RECORDS SUPPLIED:
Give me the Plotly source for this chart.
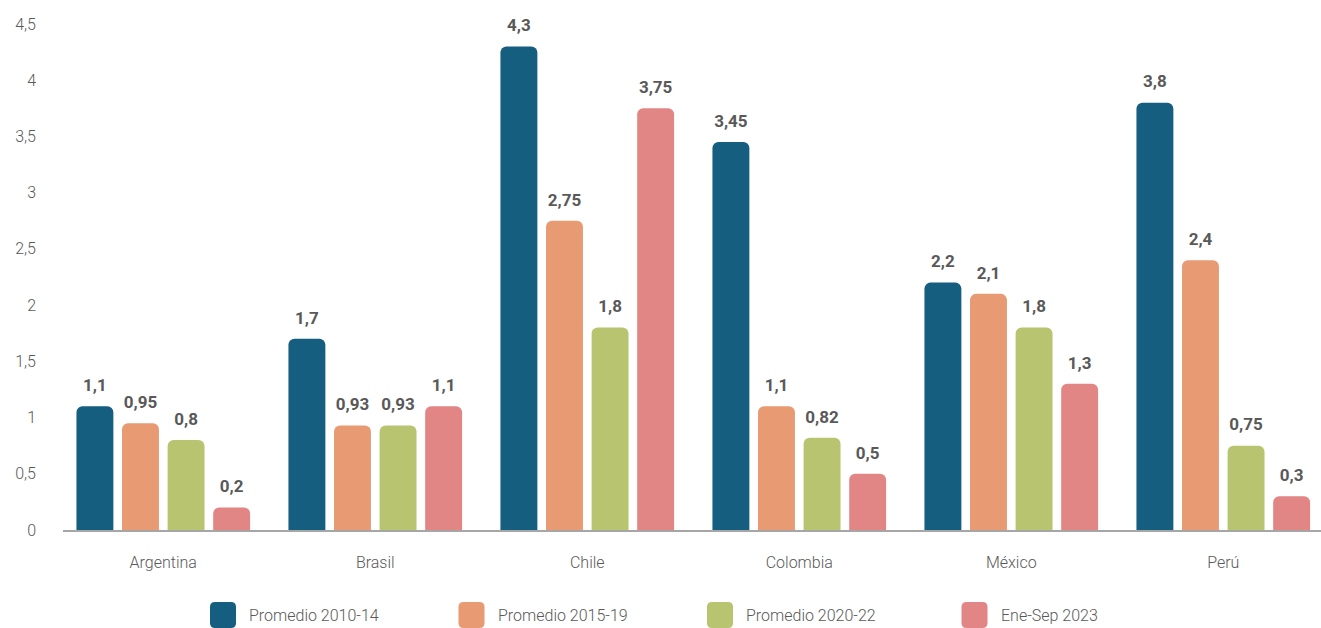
import plotly.graph_objects as go

categories = ["Argentina", "Brasil", "Chile", "Colombia", "México", "Perú"]
series_names = ["Promedio 2010-14", "Promedio 2015-19", "Promedio 2020-22", "Ene-Sep 2023"]
v_2010_14 = [1.1, 1.7, 4.3, 3.45, 2.2, 3.8]
v_2015_19 = [0.95, 0.93, 2.75, 1.1, 2.1, 2.4]
v_2020_22 = [0.8, 0.93, 1.8, 0.82, 1.8, 0.75]
v_2023 = [0.2, 1.1, 3.75, 0.5, 1.3, 0.3]
series_values = [v_2010_14, v_2015_19, v_2020_22, v_2023]
colors = ["#165E80", "#E89A72", "#B8C46F", "#E28585"]
y_ticks = [0, 0.5, 1, 1.5, 2, 2.5, 3, 3.5, 4, 4.5]


def fmt(v):
    s = ("%.2f" % v).rstrip("0").rstrip(".")
    return s.replace(".", ",")


FONT = "Roboto"
GRAY = "#595959"

fig = go.Figure()
for name, vals, col in zip(series_names, series_values, colors):
    fig.add_trace(go.Bar(
        name=name, x=categories, y=vals,
        marker=dict(color=col, cornerradius=6, line=dict(width=0)),
        showlegend=False, hoverinfo="x+y",
    ))
for name, vals in zip(series_names, series_values):
    fig.add_trace(go.Scatter(
        x=categories, y=vals, mode="markers+text",
        text=[fmt(v) for v in vals], textposition="top center",
        textfont=dict(family=FONT, size=17, color=GRAY, weight="bold"),
        marker=dict(size=16, opacity=0), showlegend=False,
        hoverinfo="skip", cliponaxis=False,
    ))

W, H = 1321, 628
ML, MR, MT, MB = 63, 0, 24, 98
pw = W - ML - MR
ph = H - MT - MB

# custom legend (rounded squares + labels)
legend_px = [223, 471.5, 720, 974.5]
legend_y = (H - MB - 615) / ph
half, r = 13, 5
path = (f"M {-half + r},{-half} L {half - r},{-half} Q {half},{-half} {half},{-half + r} "
        f"L {half},{half - r} Q {half},{half} {half - r},{half} L {-half + r},{half} "
        f"Q {-half},{half} {-half},{half - r} L {-half},{-half + r} Q {-half},{-half} {-half + r},{-half} Z")
shapes, annotations = [], []
for name, col, px in zip(series_names, colors, legend_px):
    xp = (px - ML) / pw
    shapes.append(dict(type="path", xref="paper", yref="paper", xsizemode="pixel", ysizemode="pixel",
                       xanchor=xp, yanchor=legend_y, path=path, fillcolor=col, line=dict(width=0),
                       layer="above"))
    annotations.append(dict(xref="paper", yref="paper", x=xp, y=legend_y, xshift=half + 11,
                            text=name, showarrow=False, xanchor="left", yanchor="middle",
                            font=dict(family=FONT, size=16, color=GRAY, weight=300)))

fig.update_layout(
    width=W, height=H,
    margin=dict(l=ML, r=MR, t=MT, b=MB),
    paper_bgcolor="white", plot_bgcolor="white",
    barmode="group", bargap=0.14, bargroupgap=0.19,
    scattermode="group", scattergap=0.14,
    font=dict(family=FONT, size=16, color=GRAY),
    shapes=shapes, annotations=annotations,
    showlegend=False,
    xaxis=dict(range=[-0.473, 5.461], showline=True, linecolor="#A6A6A6", linewidth=1.5,
               showgrid=False, ticks="", ticklabelstandoff=17,
               tickfont=dict(family=FONT, size=16, color=GRAY, weight=300)),
    yaxis=dict(range=[0, 4.5], tickvals=y_ticks, ticktext=[fmt(v) for v in y_ticks],
               showgrid=False, zeroline=False, showline=False, ticks="",
               ticklabelstandoff=26, tickfont=dict(family=FONT, size=16, color=GRAY, weight=300)),
)

fig.write_html("out.html", config={"displayModeBar": False},
               post_script="document.body.style.margin='0';document.body.style.overflow='hidden';")
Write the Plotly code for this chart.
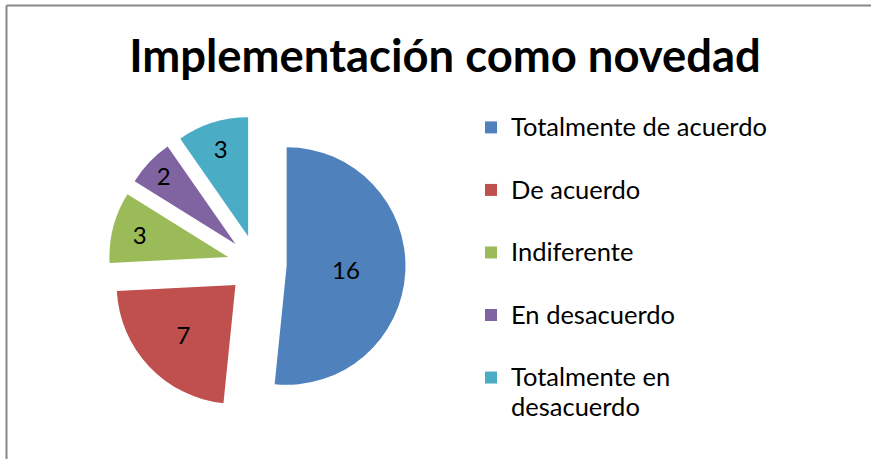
import plotly.graph_objects as go

title_text = "Implementación como novedad"
categories = ["Totalmente de acuerdo", "De acuerdo", "Indiferente", "En desacuerdo", "Totalmente en<br>desacuerdo"]
values = [16, 7, 3, 2, 3]
colors = ["#4F81BD", "#C0504D", "#9BBB59", "#8064A2", "#4BACC6"]

W, H = 871, 459
FONT = "Lato, 'Open Sans', sans-serif"
LEG_TEXT_PX = 25.5   # visible legend text size
LEG_BASE_PX = 22.9   # base size driving row spacing


def legend_label(c):
    lines = c.split("<br>")
    styled = "<br>".join(f"<span style='font-size:{LEG_TEXT_PX}px'>{ln}</span>" for ln in lines)
    if len(lines) == 1:
        styled += "<br> "   # blank line to widen row spacing like the original
    return styled


legend_labels = [legend_label(c) for c in categories]

fig = go.Figure(go.Pie(
    labels=legend_labels,
    values=values,
    marker=dict(colors=colors, line=dict(width=0)),
    sort=False,
    direction="clockwise",
    rotation=0,
    pull=[0.25] * len(values),
    textinfo="value",
    textposition="inside",
    insidetextorientation="horizontal",
    textfont=dict(family=FONT, size=24, color="black"),
    domain=dict(x=[108 / W, 406 / W], y=[(H - 413) / H, (H - 116) / H]),
    hoverinfo="value",
))

fig.update_layout(
    width=W, height=H,
    margin=dict(l=0, r=0, t=0, b=0),
    paper_bgcolor="white",
    plot_bgcolor="white",
    font=dict(family=FONT, color="black"),
    title=dict(text="<b>" + title_text + "</b>", x=445 / W, xanchor="center",
               y=(H - 56) / H, yanchor="middle", yref="container",
               font=dict(family=FONT, size=45.4, color="black")),
    legend=dict(x=471 / W, xanchor="left", y=(H - 106) / H, yanchor="top",
                valign="top", font=dict(family=FONT, size=LEG_BASE_PX, color="black"),
                bgcolor="rgba(0,0,0,0)"),
    shapes=[
        dict(type="line", xref="paper", yref="paper", x0=6.5 / W, x1=1.01, y0=(H - 5.5) / H, y1=(H - 5.5) / H,
             line=dict(color="#878787", width=2)),
        dict(type="line", xref="paper", yref="paper", x0=6.5 / W, x1=6.5 / W, y0=(H - 5.5) / H, y1=-0.01,
             line=dict(color="#878787", width=2)),
    ],
)

fig.write_html(
    "out.html",
    config={"displayModeBar": False},
    post_script="document.body.style.margin='0';document.body.style.overflow='hidden';",
)
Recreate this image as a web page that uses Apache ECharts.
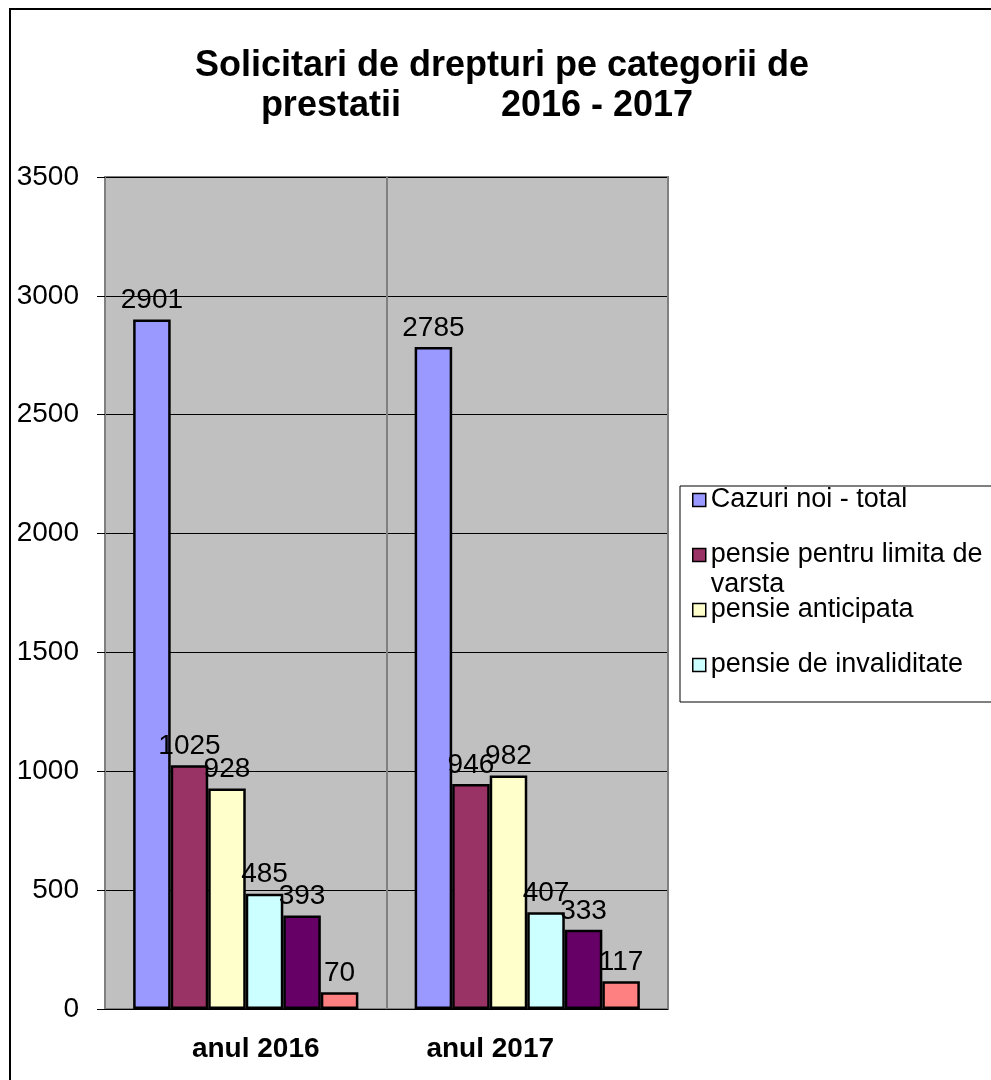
<!DOCTYPE html>
<html>
<head>
<meta charset="utf-8">
<title>Solicitari de drepturi</title>
<script src="https://cdn.jsdelivr.net/npm/echarts@6/dist/echarts.min.js"></script>
<style>
html, body { margin: 0; padding: 0; background: #fff; overflow: hidden; }
#chart { width: 991px; height: 1080px; }
</style>
</head>
<body>
<div id="chart"></div>
<script>
// datele graficului
var categorii = ['anul 2016', 'anul 2017'];
var serii = ['Cazuri noi - total', 'pensie pentru limita de varsta', 'pensie anticipata',
    'pensie de invaliditate', 'seria 5', 'seria 6'];
var culori = ['#9999FF', '#993366', '#FFFFCC', '#CCFFFF', '#660066', '#FF8080'];
var valori = [
    [2901, 2785],
    [1025, 946],
    [928, 982],
    [485, 407],
    [393, 333],
    [70, 117]
];
var legenda = ['Cazuri noi - total', 'pensie pentru limita de varsta', 'pensie anticipata', 'pensie de invaliditate'];
var legendaText = {
    'Cazuri noi - total': 'Cazuri noi - total',
    'pensie pentru limita de varsta': 'pensie pentru limita de\nvarsta',
    'pensie anticipata': 'pensie anticipata',
    'pensie de invaliditate': 'pensie de invaliditate'
};

var font = 'Liberation Sans, Arial, sans-serif';
var myChart = echarts.init(document.getElementById('chart'));

var series = serii.map(function (nume, i) {
    return {
        name: nume,
        type: 'bar',
        data: valori[i],
        barGap: 0,
        barCategoryGap: '20%',
        itemStyle: { color: culori[i], borderColor: '#000', borderWidth: 2.5 },
        label: {
            show: true,
            position: 'top',
            distance: 5,
            color: '#000',
            fontFamily: font,
            fontSize: 28
        }
    };
});

option = {
    animation: false,
    color: culori,
    textStyle: { fontFamily: font },
    graphic: [
        { type: 'rect', z: -10, shape: { x: 10, y: 9, width: 1200, height: 1200 },
          style: { fill: '#fff', stroke: '#000', lineWidth: 2 } },
        { type: 'rect', z: -5, shape: { x: 680, y: 486, width: 400, height: 216 },
          style: { fill: '#fff', stroke: '#000', lineWidth: 1 } }
    ],
    title: {
        // spatiile de la final muta randul doi putin spre stanga, ca in original
        text: 'Solicitari de drepturi pe categorii de\nprestatii          2016 - 2017     ',
        left: 502,
        top: 46,
        padding: 0,
        textAlign: 'center',
        textStyle: { fontFamily: font, fontSize: 36, fontWeight: 'bold', color: '#000', lineHeight: 40 }
    },
    legend: {
        data: legenda,
        orient: 'vertical',
        left: 692,
        top: 455,
        padding: 0,
        itemGap: -35,
        itemWidth: 13,
        itemHeight: 13,
        icon: 'rect',
        itemStyle: { borderColor: '#000', borderWidth: 1.5 },
        // linie goala sus pentru ca iconita sa stea pe primul rand
        formatter: function (name) {
            var t = legendaText[name];
            return t.indexOf('\n') >= 0 ? '\n' + t : '\n' + t + '\n';
        },
        textStyle: { fontFamily: font, fontSize: 27, color: '#000', lineHeight: 30 }
    },
    grid: {
        left: 105, right: 323, top: 177, bottom: 71,
        show: true,
        backgroundColor: '#C0C0C0',
        borderColor: '#808080',
        borderWidth: 2
    },
    xAxis: {
        type: 'category',
        data: categorii,
        axisLine: { show: false },
        axisTick: { show: false },
        splitLine: { show: true, lineStyle: { color: '#808080', width: 2 } },
        axisLabel: {
            margin: 24,
            formatter: function (v, idx) { return '{c' + idx + '|' + v + '}'; },
            rich: {
                c0: { fontFamily: font, fontSize: 28, fontWeight: 'bold', color: '#000', lineHeight: 32, padding: [0, 0, 0, 20] },
                c1: { fontFamily: font, fontSize: 28, fontWeight: 'bold', color: '#000', lineHeight: 32, padding: [0, 74, 0, 0] }
            }
        }
    },
    yAxis: {
        type: 'value',
        min: 0,
        max: 3500,
        interval: 500,
        axisLine: { show: false },
        axisTick: { show: true, length: 8, lineStyle: { color: '#000', width: 1 } },
        splitLine: { show: true, lineStyle: { color: '#000', width: 1 } },
        axisLabel: {
            margin: 26, color: '#000', fontFamily: font, fontSize: 28,
            formatter: function (v) { return String(v); }
        }
    },
    series: series
};
myChart.setOption(option);
</script>
</body>
</html>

DIRECTIVE: Restate, line by line and word for word, everything from the top of the material through the line that contains "ph = H - MT - MB". Leave pictures out.

SOLVED EXERCISE:
Give me the Plotly source for this chart.
import plotly.graph_objects as go

categories = ["Argentina", "Brasil", "Chile", "Colombia", "México", "Perú"]
series_names = ["Promedio 2010-14", "Promedio 2015-19", "Promedio 2020-22", "Ene-Sep 2023"]
v_2010_14 = [1.1, 1.7, 4.3, 3.45, 2.2, 3.8]
v_2015_19 = [0.95, 0.93, 2.75, 1.1, 2.1, 2.4]
v_2020_22 = [0.8, 0.93, 1.8, 0.82, 1.8, 0.75]
v_2023 = [0.2, 1.1, 3.75, 0.5, 1.3, 0.3]
series_values = [v_2010_14, v_2015_19, v_2020_22, v_2023]
colors = ["#165E80", "#E89A72", "#B8C46F", "#E28585"]
y_ticks = [0, 0.5, 1, 1.5, 2, 2.5, 3, 3.5, 4, 4.5]


def fmt(v):
    s = ("%.2f" % v).rstrip("0").rstrip(".")
    return s.replace(".", ",")


FONT = "Roboto"
GRAY = "#595959"

fig = go.Figure()
for name, vals, col in zip(series_names, series_values, colors):
    fig.add_trace(go.Bar(
        name=name, x=categories, y=vals,
        marker=dict(color=col, cornerradius=6, line=dict(width=0)),
        showlegend=False, hoverinfo="x+y",
    ))
for name, vals in zip(series_names, series_values):
    fig.add_trace(go.Scatter(
        x=categories, y=vals, mode="markers+text",
        text=[fmt(v) for v in vals], textposition="top center",
        textfont=dict(family=FONT, size=17, color=GRAY, weight="bold"),
        marker=dict(size=16, opacity=0), showlegend=False,
        hoverinfo="skip", cliponaxis=False,
    ))

W, H = 1321, 628
ML, MR, MT, MB = 63, 0, 24, 98
pw = W - ML - MR
ph = H - MT - MB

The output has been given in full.